__Directive__. Retype, with no alterations, every line between the one containing "Recreate this image" and the one containing "-10, -9, -8, -7]", counting both of those lines too. Pictures are to be left out.

%%

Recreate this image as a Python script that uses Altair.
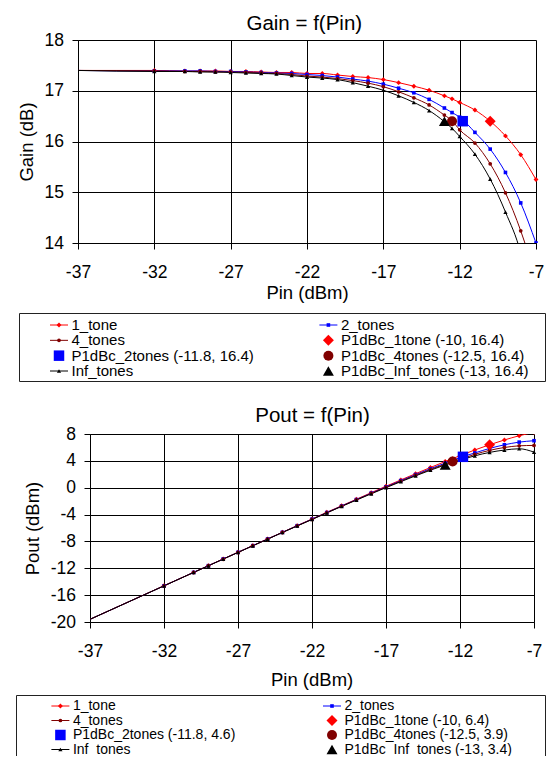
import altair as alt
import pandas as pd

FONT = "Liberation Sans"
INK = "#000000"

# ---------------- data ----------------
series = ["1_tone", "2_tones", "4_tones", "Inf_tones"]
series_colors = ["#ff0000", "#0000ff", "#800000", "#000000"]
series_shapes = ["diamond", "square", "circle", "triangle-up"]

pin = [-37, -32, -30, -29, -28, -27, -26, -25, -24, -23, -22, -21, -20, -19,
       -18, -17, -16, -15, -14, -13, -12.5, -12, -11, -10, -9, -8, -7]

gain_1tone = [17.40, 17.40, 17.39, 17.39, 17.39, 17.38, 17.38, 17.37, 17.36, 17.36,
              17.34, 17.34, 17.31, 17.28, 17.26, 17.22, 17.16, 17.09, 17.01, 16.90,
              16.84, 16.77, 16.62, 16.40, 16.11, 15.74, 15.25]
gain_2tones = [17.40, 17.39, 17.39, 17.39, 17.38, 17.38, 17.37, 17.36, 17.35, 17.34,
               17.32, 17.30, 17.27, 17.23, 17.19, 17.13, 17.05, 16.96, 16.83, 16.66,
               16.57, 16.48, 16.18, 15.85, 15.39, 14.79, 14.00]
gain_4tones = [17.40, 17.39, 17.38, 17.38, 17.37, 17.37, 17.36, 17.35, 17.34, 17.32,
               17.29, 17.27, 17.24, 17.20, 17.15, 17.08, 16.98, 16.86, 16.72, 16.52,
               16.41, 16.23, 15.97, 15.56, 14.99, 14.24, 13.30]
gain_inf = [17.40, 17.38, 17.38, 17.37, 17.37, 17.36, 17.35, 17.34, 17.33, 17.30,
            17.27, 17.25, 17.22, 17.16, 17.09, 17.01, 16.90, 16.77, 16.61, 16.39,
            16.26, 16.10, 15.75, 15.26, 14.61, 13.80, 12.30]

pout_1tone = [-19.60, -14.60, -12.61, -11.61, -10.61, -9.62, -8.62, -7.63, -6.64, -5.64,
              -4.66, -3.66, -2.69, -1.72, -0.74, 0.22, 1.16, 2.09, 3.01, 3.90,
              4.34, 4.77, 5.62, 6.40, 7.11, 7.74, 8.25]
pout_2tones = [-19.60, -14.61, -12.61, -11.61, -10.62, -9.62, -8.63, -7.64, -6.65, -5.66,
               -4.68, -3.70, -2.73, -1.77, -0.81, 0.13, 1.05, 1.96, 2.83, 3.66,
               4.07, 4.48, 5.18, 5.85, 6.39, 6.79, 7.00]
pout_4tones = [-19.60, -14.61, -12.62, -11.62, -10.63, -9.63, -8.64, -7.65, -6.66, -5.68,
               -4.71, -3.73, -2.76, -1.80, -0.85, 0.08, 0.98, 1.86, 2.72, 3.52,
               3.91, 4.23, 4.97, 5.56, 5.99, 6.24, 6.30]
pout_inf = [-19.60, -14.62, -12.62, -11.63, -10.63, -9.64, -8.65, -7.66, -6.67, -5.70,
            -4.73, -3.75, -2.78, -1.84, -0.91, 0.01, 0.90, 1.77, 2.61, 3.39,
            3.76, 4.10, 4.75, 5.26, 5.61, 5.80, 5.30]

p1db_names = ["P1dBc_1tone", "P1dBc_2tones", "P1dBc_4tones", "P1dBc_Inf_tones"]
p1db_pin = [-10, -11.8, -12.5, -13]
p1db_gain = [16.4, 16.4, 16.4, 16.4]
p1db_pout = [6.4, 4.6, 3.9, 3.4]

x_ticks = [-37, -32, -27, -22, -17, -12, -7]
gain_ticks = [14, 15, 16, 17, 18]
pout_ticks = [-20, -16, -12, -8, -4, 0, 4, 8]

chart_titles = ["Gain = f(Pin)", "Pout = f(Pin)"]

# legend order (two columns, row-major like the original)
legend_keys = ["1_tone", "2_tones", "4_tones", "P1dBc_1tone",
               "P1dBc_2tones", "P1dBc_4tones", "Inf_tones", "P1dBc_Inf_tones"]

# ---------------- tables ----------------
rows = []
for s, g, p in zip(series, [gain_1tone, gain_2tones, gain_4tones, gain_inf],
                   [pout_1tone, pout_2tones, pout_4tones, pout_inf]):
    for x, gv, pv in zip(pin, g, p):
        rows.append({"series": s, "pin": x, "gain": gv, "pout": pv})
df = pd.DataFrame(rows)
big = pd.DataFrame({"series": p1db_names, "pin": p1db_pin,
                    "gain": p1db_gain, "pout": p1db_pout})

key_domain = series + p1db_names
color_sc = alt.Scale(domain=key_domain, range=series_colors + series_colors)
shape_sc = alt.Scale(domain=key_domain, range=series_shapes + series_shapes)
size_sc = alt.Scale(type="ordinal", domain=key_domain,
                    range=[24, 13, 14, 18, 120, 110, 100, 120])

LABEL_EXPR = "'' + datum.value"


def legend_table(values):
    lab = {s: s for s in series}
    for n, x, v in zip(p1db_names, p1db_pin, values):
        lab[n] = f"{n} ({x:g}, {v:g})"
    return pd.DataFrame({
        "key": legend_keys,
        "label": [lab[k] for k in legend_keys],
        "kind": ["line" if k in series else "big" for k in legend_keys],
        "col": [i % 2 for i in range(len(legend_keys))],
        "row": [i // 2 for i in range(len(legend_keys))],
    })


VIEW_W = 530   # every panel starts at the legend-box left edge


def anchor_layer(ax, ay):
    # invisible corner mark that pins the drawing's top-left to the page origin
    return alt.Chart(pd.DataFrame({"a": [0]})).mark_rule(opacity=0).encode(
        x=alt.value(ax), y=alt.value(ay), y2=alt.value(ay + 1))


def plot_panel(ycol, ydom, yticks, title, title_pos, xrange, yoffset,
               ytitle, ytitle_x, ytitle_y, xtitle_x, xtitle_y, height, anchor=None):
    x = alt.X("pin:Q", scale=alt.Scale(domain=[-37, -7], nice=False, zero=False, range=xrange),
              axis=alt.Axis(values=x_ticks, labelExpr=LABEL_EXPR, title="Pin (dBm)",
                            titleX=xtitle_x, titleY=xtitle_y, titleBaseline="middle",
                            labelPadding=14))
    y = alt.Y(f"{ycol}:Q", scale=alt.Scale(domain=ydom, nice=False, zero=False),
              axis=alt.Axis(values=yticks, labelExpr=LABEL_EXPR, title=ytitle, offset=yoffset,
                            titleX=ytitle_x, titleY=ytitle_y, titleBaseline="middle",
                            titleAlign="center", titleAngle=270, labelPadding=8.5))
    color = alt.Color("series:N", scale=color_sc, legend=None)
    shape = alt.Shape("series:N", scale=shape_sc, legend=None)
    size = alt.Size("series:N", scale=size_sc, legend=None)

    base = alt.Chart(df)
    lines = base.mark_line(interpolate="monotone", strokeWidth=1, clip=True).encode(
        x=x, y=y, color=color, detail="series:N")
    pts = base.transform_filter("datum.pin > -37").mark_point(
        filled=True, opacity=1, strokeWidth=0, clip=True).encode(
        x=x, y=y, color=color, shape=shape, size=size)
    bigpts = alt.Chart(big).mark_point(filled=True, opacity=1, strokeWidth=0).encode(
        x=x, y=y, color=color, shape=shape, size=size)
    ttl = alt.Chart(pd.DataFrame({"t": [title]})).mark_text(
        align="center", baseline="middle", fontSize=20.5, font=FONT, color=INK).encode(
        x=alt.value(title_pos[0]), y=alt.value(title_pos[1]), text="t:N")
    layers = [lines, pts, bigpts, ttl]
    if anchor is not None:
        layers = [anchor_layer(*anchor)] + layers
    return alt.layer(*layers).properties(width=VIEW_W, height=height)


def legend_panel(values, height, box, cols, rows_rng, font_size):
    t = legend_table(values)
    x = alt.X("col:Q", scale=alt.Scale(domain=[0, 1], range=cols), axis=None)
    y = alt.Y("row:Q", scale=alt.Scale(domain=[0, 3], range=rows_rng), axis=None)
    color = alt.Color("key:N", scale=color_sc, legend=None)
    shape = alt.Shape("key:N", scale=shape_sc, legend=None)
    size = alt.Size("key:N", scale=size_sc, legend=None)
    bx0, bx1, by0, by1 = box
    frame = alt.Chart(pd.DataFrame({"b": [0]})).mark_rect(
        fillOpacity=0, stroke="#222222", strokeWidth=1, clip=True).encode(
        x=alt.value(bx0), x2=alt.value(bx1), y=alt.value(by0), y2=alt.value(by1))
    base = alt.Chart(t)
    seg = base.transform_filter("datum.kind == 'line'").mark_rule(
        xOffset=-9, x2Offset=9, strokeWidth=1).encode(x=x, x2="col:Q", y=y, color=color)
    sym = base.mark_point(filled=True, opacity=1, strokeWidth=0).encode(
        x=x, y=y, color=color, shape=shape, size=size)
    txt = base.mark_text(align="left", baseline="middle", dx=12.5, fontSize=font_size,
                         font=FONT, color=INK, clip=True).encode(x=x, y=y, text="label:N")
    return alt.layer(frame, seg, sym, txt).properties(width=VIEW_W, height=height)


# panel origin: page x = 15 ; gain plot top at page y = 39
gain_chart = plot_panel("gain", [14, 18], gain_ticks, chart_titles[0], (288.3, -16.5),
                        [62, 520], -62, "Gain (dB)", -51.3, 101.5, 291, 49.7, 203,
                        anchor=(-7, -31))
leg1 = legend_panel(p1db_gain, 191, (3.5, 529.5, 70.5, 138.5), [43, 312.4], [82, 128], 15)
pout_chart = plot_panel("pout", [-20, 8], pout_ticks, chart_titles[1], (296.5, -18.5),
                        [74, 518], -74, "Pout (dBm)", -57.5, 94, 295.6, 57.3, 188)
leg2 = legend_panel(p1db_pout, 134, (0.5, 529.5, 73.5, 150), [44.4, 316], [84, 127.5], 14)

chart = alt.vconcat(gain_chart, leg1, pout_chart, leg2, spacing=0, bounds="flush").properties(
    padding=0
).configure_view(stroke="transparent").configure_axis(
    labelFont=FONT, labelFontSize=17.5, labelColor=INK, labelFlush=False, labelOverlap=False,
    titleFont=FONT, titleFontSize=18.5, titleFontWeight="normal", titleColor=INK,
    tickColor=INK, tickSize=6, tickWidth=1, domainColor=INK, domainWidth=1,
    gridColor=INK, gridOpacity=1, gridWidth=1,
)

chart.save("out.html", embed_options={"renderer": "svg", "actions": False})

%%
%%

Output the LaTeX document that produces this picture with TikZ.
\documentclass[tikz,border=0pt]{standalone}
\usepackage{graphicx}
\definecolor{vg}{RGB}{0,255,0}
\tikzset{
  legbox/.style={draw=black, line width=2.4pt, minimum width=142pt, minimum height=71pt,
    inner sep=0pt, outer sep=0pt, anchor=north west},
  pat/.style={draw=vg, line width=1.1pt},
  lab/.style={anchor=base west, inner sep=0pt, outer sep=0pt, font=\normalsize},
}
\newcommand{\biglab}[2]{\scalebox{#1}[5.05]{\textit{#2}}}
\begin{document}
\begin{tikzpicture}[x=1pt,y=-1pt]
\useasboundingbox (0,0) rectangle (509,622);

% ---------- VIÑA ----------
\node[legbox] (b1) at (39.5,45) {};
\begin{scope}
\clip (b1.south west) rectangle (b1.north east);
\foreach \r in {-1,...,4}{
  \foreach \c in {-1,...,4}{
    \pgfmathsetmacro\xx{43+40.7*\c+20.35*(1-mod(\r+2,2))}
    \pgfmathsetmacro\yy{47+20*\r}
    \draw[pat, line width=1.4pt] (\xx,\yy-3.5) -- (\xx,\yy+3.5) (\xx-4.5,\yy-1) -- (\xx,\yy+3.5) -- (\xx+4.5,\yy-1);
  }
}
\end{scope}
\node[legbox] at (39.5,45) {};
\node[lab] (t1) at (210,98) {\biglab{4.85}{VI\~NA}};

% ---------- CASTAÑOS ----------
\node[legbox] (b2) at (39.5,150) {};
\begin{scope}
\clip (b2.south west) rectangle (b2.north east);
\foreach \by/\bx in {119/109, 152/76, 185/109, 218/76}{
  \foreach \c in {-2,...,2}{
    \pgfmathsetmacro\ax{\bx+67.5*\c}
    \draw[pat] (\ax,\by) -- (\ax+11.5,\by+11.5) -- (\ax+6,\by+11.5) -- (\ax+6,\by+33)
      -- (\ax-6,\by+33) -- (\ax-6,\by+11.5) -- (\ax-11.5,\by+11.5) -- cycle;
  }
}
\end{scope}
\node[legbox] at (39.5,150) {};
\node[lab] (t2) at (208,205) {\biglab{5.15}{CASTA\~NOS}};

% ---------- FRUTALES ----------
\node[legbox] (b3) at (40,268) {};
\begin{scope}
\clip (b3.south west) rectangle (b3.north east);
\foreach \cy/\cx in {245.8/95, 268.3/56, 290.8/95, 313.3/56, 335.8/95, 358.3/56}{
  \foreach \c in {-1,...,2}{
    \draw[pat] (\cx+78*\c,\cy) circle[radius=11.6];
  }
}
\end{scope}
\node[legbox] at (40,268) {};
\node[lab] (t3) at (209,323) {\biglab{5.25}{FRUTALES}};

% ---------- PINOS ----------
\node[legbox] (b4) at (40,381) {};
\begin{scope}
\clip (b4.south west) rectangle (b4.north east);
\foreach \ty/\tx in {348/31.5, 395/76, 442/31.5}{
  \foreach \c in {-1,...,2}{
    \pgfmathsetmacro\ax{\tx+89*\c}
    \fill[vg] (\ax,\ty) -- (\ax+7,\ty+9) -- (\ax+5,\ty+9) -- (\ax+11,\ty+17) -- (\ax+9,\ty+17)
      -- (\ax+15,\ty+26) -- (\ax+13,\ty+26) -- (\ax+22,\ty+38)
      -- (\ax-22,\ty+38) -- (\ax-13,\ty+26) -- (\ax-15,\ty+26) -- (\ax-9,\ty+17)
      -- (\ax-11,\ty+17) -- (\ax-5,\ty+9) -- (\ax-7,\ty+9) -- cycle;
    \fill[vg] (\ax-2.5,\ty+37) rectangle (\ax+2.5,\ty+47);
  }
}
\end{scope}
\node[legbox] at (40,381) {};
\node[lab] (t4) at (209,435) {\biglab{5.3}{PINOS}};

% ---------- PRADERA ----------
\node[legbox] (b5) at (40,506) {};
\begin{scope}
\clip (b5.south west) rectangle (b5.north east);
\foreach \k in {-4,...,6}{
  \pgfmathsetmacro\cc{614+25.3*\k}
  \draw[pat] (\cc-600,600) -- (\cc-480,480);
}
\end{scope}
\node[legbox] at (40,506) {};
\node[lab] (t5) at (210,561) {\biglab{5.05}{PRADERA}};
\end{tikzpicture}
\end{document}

%%

__Exercise solution__.
Recreate this image as a Python script that uses Altair.
import altair as alt
import pandas as pd

FONT = "Liberation Sans"
INK = "#000000"

# ---------------- data ----------------
series = ["1_tone", "2_tones", "4_tones", "Inf_tones"]
series_colors = ["#ff0000", "#0000ff", "#800000", "#000000"]
series_shapes = ["diamond", "square", "circle", "triangle-up"]

pin = [-37, -32, -30, -29, -28, -27, -26, -25, -24, -23, -22, -21, -20, -19,
       -18, -17, -16, -15, -14, -13, -12.5, -12, -11, -10, -9, -8, -7]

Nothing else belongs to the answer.